Bayer Leverkusen Überflieger mit Bodenhaftung
Leverkusen · Julian Brandt zeigte im Pokalspiel gegen Viktoria Köln seine beste Saisonleistung. Für den 19-Jährigen, der vier Jahre auf der Überholspur hinter sich hat, war es eine gute Gelegenheit, sich für einen Einsatz gegen Wolfsburg zu empfehlen.
Gut vier Jahre ist es her, da träumte Julian Brandt noch den großen Traum eines jeden jungen Fußballers. Den Traum von der Bundesliga, von der Champions-League-Hymne, die in den Nachthimmel hallt - den Traum von der ganz großen Fußball-Bühne. Zu der Zeit schnürte der Blondschopf seine Stollenschuhe noch für den Bremer Stadtteilklub FC Oberneuland. Ein Verein, für den eine Reise zum Mars greifbarer ist, als das Erreichen der Champions League. Nur vier Jahre später lebt Brandt jenen Traum: Er spielt in der Bundesliga, und auch die Hymne der Königsklasse hat er bereits vom Spielfeld aus genossen. Vier Jahre auf der Überholspur liegen hinter dem Youngster. Zeit, die eigene Entwicklung zu reflektieren, bleibt da kaum.

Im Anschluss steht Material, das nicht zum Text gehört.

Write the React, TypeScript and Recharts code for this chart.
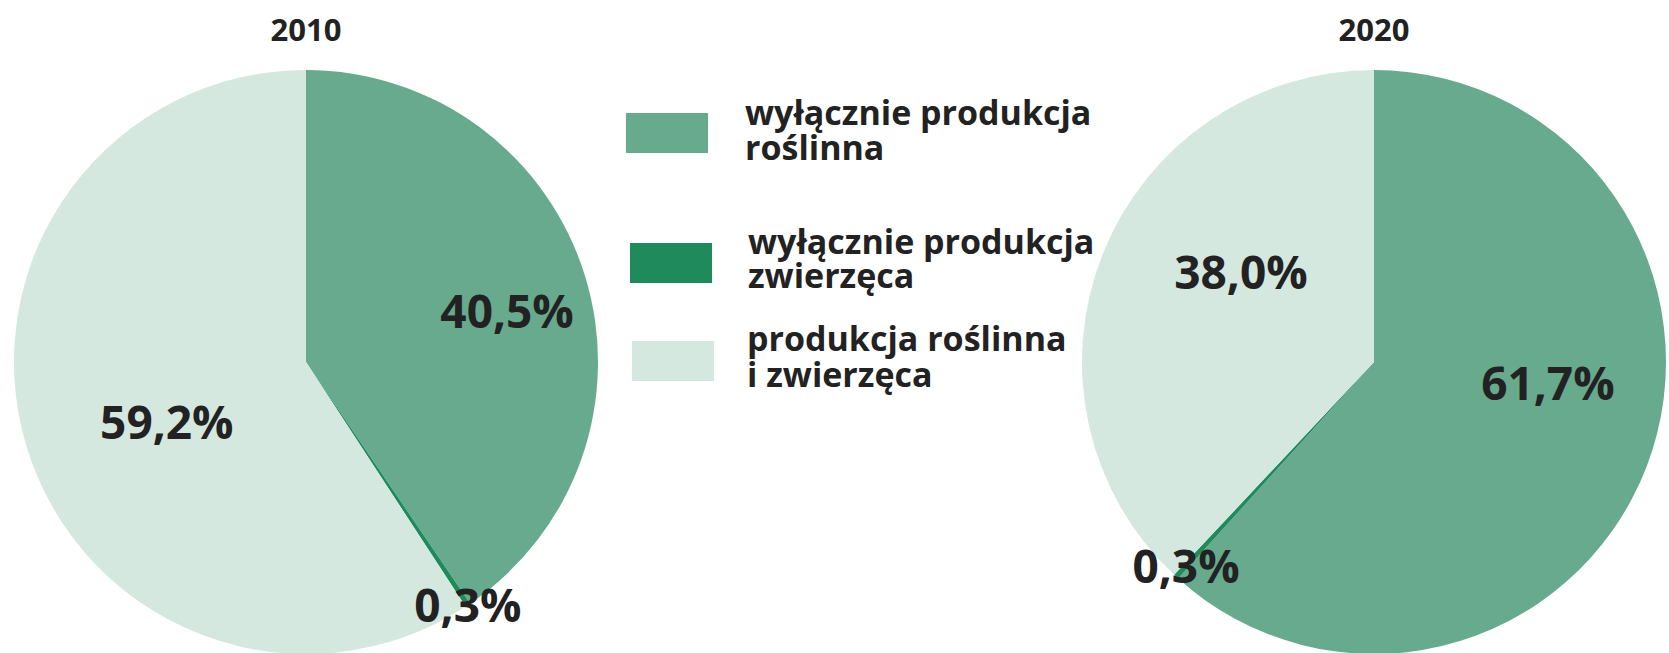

Im DFB-Pokalspiel gegen Viktoria Köln bewies das Top-Talent einmal mehr, was in ihm steckt. Brandt hatte mit vier Torbeteiligungen maßgeblichen Anteil daran, dass der Regionalligist nicht mal im Ansatz daran denken konnte, an der Sensation gegen den Champions-League-Teilnehmer zu schnuppern. Brandt traf nicht nur zur Führung (15.), sondern legte auch noch drei Treffer für seine Kollegen Karim Bellarabi (35.) und Chicharito (38., 54.) auf.
Auch wenn die Viertklassigkeit von Viktoria Köln das deutliche 6:0 relativiert, waren es 90 enorm wichtige Minuten für Brandt, weil er Selbstvertrauen für die kommenden Aufgaben tanken konnte. Schließlich gleichen die Leistungen des gebürtigen Bremers in dieser Saison einer Achterbahnfahrt. Gerade wenn er von Beginn an das Vertrauen seines Trainers Roger Schmidt erhielt, wusste der 19-Jährige, wie gegen den Hamburger SV (0:0), nicht immer zu überzeugen. Seine besten Spiele im Bayer-Dress machte er in der Rolle des Jokers - wie gegen die TSG 1899 Hoffenheim, als er nach seiner Einwechslung in der 64. Minute das Siegtor zum 2:1 erzielte.
Brandt weiß das alles einzuordnen. Er wird nicht müde zu betonen, dass er erst 19 Jahre jung ist und keinen Anspruch auf einen Stammplatz hat. Er will nichts überstürzen und sich in Ruhe seinen Platz im Team erarbeiten. Dass das nicht von heute auf morgen geht, weiß er selbst. Während manch anderer in seinem Alter abseits des Spielfeldes mit unliebsamen Nebenschauplätzen in die Schlagzeilen gerät, macht Brandt nur auf dem Rasen auf sich aufmerksam. Wahrscheinlich ist es sein entscheidender Vorteil, dass kein externer Berater hinter ihm steht, der Druck auf ihn und den Verein ausübt, weil er stets den Marktwert des Spielers im Blick hat. Brandt lässt sich von seinem Vater managen. Er erledigt alles für ihn - und sorgt wie der Rest der Familie dafür, dass sein Sohn nicht die Bodenhaftung verliert.
Als der Youngster nach dem Pokalspiel den Namen VfL Wolfsburg hörte, setzte er sein breitestes Grinsen auf. "Ich brenne sehr auf das Spiel, gerade weil es mein Ex-Verein ist", sagte Brandt, der zur Saison 2011/12 in das Nachwuchsleistungszentrum der Wölfe wechselte. Dort wurde er zunächst in der B-Jugend eingesetzt. Zur Saison 2012/13 rückte Brandt in die A-Jugend auf, ehe ihn Bayer 04 verpflichtete. Die Werkself setzte sich damals gegen zahlreiche europäische Spitzenvereine durch.
Auch Christoph Kramer dachte am Mittwoch schon an das Duell gegen Brandts ehemaligen Klub (Samstag, 18.30 Uhr). "Das Spiel wird anders, als das gegen Viktoria. Wir müssen das hochkonzentriert angehen", sagte der Weltmeister. Roger Schmidt verriet nicht, ob er gegen Wolfsburg mit Brandt plant. Glücklich wird man in der Autostadt jedenfalls nicht sein, ein Talent wie ihn ziehen gelassen zu haben.